■ GOAL:
Return all of the data exactly as written, without the pictures.

■ DATA SHOWN:
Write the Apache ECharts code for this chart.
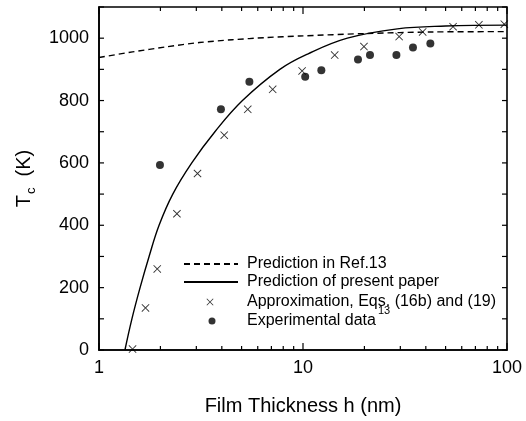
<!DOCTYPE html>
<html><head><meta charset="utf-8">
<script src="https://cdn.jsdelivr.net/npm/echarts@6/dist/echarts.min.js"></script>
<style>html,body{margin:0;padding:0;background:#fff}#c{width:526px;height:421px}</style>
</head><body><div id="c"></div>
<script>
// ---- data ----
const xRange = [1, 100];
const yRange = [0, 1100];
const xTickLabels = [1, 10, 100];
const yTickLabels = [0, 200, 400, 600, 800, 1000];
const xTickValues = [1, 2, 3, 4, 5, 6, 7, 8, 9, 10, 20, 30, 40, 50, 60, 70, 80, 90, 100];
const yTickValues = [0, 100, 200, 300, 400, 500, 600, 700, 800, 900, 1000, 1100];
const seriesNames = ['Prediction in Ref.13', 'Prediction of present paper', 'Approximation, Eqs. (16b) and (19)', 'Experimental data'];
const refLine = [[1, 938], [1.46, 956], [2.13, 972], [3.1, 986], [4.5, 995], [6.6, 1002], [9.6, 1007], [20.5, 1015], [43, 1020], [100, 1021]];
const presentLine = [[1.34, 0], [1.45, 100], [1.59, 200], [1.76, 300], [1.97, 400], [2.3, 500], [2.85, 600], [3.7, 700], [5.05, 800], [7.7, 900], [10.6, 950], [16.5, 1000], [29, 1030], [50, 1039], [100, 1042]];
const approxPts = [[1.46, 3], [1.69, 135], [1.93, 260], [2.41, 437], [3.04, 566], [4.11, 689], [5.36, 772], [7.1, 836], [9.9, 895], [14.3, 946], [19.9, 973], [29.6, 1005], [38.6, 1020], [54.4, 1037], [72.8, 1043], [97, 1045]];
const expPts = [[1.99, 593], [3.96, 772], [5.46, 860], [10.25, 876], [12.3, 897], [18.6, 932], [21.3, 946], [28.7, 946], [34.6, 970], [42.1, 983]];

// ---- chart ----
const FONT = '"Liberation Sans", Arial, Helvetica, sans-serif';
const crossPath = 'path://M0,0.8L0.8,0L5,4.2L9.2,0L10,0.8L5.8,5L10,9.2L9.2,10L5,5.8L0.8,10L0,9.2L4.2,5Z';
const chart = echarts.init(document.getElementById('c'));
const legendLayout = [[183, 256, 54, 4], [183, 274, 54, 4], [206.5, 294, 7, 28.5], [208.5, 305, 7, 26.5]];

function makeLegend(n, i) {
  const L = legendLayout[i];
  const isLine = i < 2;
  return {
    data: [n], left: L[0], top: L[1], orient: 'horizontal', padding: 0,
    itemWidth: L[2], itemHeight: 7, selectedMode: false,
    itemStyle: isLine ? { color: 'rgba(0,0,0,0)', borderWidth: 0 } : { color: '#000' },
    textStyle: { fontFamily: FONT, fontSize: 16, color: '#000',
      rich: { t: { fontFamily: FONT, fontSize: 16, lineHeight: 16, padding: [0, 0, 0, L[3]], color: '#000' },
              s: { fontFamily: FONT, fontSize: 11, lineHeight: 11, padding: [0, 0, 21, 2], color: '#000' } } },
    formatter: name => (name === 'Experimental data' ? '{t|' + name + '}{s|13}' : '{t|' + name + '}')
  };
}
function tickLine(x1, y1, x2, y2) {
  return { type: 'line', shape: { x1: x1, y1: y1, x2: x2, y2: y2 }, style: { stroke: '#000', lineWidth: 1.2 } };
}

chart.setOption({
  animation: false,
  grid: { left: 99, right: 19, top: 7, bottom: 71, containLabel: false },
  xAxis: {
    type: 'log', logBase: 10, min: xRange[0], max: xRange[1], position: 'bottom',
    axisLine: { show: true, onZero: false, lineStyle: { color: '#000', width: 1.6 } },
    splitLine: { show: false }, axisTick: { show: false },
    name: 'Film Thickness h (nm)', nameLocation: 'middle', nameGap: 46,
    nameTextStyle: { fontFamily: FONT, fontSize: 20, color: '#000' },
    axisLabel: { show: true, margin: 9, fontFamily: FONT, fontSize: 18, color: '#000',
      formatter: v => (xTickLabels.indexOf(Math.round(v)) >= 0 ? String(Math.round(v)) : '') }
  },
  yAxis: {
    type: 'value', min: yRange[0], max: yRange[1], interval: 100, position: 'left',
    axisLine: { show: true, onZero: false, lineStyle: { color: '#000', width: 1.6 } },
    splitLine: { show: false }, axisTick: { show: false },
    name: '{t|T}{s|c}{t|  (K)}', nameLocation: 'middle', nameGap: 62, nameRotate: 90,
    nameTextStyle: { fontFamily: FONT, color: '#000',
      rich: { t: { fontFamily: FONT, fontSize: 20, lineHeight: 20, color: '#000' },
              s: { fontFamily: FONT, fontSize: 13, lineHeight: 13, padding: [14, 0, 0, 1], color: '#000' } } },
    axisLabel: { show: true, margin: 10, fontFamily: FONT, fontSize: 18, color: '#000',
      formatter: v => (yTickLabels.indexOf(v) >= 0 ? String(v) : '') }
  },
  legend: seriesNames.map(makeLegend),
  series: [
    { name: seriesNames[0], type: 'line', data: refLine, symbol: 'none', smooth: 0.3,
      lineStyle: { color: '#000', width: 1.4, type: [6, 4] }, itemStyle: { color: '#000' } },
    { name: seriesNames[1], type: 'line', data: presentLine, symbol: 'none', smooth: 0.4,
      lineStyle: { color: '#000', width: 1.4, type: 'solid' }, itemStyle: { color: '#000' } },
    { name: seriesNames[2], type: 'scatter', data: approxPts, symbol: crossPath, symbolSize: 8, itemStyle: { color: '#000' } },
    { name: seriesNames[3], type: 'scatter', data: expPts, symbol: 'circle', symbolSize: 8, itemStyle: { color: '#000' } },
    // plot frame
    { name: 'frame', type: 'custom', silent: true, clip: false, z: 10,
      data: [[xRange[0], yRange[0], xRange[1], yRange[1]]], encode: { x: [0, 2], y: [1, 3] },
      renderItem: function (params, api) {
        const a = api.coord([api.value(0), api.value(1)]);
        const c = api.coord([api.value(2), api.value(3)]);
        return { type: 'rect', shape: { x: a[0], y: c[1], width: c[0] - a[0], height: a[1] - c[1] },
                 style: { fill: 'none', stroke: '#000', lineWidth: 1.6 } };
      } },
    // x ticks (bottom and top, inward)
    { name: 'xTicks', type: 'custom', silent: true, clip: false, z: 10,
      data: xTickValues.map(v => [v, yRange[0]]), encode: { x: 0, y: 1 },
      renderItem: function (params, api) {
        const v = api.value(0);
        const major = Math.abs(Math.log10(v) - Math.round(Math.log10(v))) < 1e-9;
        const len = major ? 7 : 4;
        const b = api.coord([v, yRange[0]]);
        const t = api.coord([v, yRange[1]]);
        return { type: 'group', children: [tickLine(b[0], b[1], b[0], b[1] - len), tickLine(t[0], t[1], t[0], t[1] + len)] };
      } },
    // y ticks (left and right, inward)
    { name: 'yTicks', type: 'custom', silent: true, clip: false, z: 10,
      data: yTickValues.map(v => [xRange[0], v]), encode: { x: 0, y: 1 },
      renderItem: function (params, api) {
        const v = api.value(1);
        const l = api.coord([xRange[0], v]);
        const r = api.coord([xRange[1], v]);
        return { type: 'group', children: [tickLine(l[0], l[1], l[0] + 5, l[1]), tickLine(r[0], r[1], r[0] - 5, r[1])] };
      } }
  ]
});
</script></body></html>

■ FINAL RESULT:
Write the Apache ECharts code for this chart.
<!DOCTYPE html>
<html><head><meta charset="utf-8">
<script src="https://cdn.jsdelivr.net/npm/echarts@6/dist/echarts.min.js"></script>
<style>html,body{margin:0;padding:0;background:#fff}#c{width:526px;height:421px}</style>
</head><body><div id="c"></div>
<script>
// ---- data ----
const xRange = [1, 100];
const yRange = [0, 1100];
const xTickLabels = [1, 10, 100];
const yTickLabels = [0, 200, 400, 600, 800, 1000];
const xTickValues = [1, 2, 3, 4, 5, 6, 7, 8, 9, 10, 20, 30, 40, 50, 60, 70, 80, 90, 100];
const yTickValues = [0, 100, 200, 300, 400, 500, 600, 700, 800, 900, 1000, 1100];
const seriesNames = ['Prediction in Ref.13', 'Prediction of present paper', 'Approximation, Eqs. (16b) and (19)', 'Experimental data'];
const refLine = [[1, 938], [1.46, 956], [2.13, 972], [3.1, 986], [4.5, 995], [6.6, 1002], [9.6, 1007], [20.5, 1015], [43, 1020], [100, 1021]];
const presentLine = [[1.34, 0], [1.45, 100], [1.59, 200], [1.76, 300], [1.97, 400], [2.3, 500], [2.85, 600], [3.7, 700], [5.05, 800], [7.7, 900], [10.6, 950], [16.5, 1000], [29, 1030], [50, 1039], [100, 1042]];
const approxPts = [[1.46, 3], [1.69, 135], [1.93, 260], [2.41, 437], [3.04, 566], [4.11, 689], [5.36, 772], [7.1, 836], [9.9, 895], [14.3, 946], [19.9, 973], [29.6, 1005], [38.6, 1020], [54.4, 1037], [72.8, 1043], [97, 1045]];
const expPts = [[1.99, 593], [3.96, 772], [5.46, 860], [10.25, 876], [12.3, 897], [18.6, 932], [21.3, 946], [28.7, 946], [34.6, 970], [42.1, 983]];

// ---- chart ----
const FONT = '"Liberation Sans", Arial, Helvetica, sans-serif';
const crossPath = 'path://M0,0.8L0.8,0L5,4.2L9.2,0L10,0.8L5.8,5L10,9.2L9.2,10L5,5.8L0.8,10L0,9.2L4.2,5Z';
const chart = echarts.init(document.getElementById('c'));
const legendLayout = [[183, 256, 54, 4], [183, 274, 54, 4], [206.5, 294, 7, 28.5], [208.5, 305, 7, 26.5]];

function makeLegend(n, i) {
  const L = legendLayout[i];
  const isLine = i < 2;
  return {
    data: [n], left: L[0], top: L[1], orient: 'horizontal', padding: 0,
    itemWidth: L[2], itemHeight: 7, selectedMode: false,
    itemStyle: isLine ? { color: 'rgba(0,0,0,0)', borderWidth: 0 } : { color: '#000' },
    textStyle: { fontFamily: FONT, fontSize: 16, color: '#000',
      rich: { t: { fontFamily: FONT, fontSize: 16, lineHeight: 16, padding: [0, 0, 0, L[3]], color: '#000' },
              s: { fontFamily: FONT, fontSize: 11, lineHeight: 11, padding: [0, 0, 21, 2], color: '#000' } } },
    formatter: name => (name === 'Experimental data' ? '{t|' + name + '}{s|13}' : '{t|' + name + '}')
  };
}
function tickLine(x1, y1, x2, y2) {
  return { type: 'line', shape: { x1: x1, y1: y1, x2: x2, y2: y2 }, style: { stroke: '#000', lineWidth: 1.2 } };
}

chart.setOption({
  animation: false,
  grid: { left: 99, right: 19, top: 7, bottom: 71, containLabel: false },
  xAxis: {
    type: 'log', logBase: 10, min: xRange[0], max: xRange[1], position: 'bottom',
    axisLine: { show: true, onZero: false, lineStyle: { color: '#000', width: 1.6 } },
    splitLine: { show: false }, axisTick: { show: false },
    name: 'Film Thickness h (nm)', nameLocation: 'middle', nameGap: 46,
    nameTextStyle: { fontFamily: FONT, fontSize: 20, color: '#000' },
    axisLabel: { show: true, margin: 9, fontFamily: FONT, fontSize: 18, color: '#000',
      formatter: v => (xTickLabels.indexOf(Math.round(v)) >= 0 ? String(Math.round(v)) : '') }
  },
  yAxis: {
    type: 'value', min: yRange[0], max: yRange[1], interval: 100, position: 'left',
    axisLine: { show: true, onZero: false, lineStyle: { color: '#000', width: 1.6 } },
    splitLine: { show: false }, axisTick: { show: false },
    name: '{t|T}{s|c}{t|  (K)}', nameLocation: 'middle', nameGap: 62, nameRotate: 90,
    nameTextStyle: { fontFamily: FONT, color: '#000',
      rich: { t: { fontFamily: FONT, fontSize: 20, lineHeight: 20, color: '#000' },
              s: { fontFamily: FONT, fontSize: 13, lineHeight: 13, padding: [14, 0, 0, 1], color: '#000' } } },
    axisLabel: { show: true, margin: 10, fontFamily: FONT, fontSize: 18, color: '#000',
      formatter: v => (yTickLabels.indexOf(v) >= 0 ? String(v) : '') }
  },
  legend: seriesNames.map(makeLegend),
  series: [
    { name: seriesNames[0], type: 'line', data: refLine, symbol: 'none', smooth: 0.3,
      lineStyle: { color: '#000', width: 1.4, type: [6, 4] }, itemStyle: { color: '#000' } },
    { name: seriesNames[1], type: 'line', data: presentLine, symbol: 'none', smooth: 0.4,
      lineStyle: { color: '#000', width: 1.4, type: 'solid' }, itemStyle: { color: '#000' } },
    { name: seriesNames[2], type: 'scatter', data: approxPts, symbol: crossPath, symbolSize: 8, itemStyle: { color: '#000' } },
    { name: seriesNames[3], type: 'scatter', data: expPts, symbol: 'circle', symbolSize: 8, itemStyle: { color: '#000' } },
    // plot frame
    { name: 'frame', type: 'custom', silent: true, clip: false, z: 10,
      data: [[xRange[0], yRange[0], xRange[1], yRange[1]]], encode: { x: [0, 2], y: [1, 3] },
      renderItem: function (params, api) {
        const a = api.coord([api.value(0), api.value(1)]);
        const c = api.coord([api.value(2), api.value(3)]);
        return { type: 'rect', shape: { x: a[0], y: c[1], width: c[0] - a[0], height: a[1] - c[1] },
                 style: { fill: 'none', stroke: '#000', lineWidth: 1.6 } };
      } },
    // x ticks (bottom and top, inward)
    { name: 'xTicks', type: 'custom', silent: true, clip: false, z: 10,
      data: xTickValues.map(v => [v, yRange[0]]), encode: { x: 0, y: 1 },
      renderItem: function (params, api) {
        const v = api.value(0);
        const major = Math.abs(Math.log10(v) - Math.round(Math.log10(v))) < 1e-9;
        const len = major ? 7 : 4;
        const b = api.coord([v, yRange[0]]);
        const t = api.coord([v, yRange[1]]);
        return { type: 'group', children: [tickLine(b[0], b[1], b[0], b[1] - len), tickLine(t[0], t[1], t[0], t[1] + len)] };
      } },
    // y ticks (left and right, inward)
    { name: 'yTicks', type: 'custom', silent: true, clip: false, z: 10,
      data: yTickValues.map(v => [xRange[0], v]), encode: { x: 0, y: 1 },
      renderItem: function (params, api) {
        const v = api.value(1);
        const l = api.coord([xRange[0], v]);
        const r = api.coord([xRange[1], v]);
        return { type: 'group', children: [tickLine(l[0], l[1], l[0] + 5, l[1]), tickLine(r[0], r[1], r[0] - 5, r[1])] };
      } }
  ]
});
</script></body></html>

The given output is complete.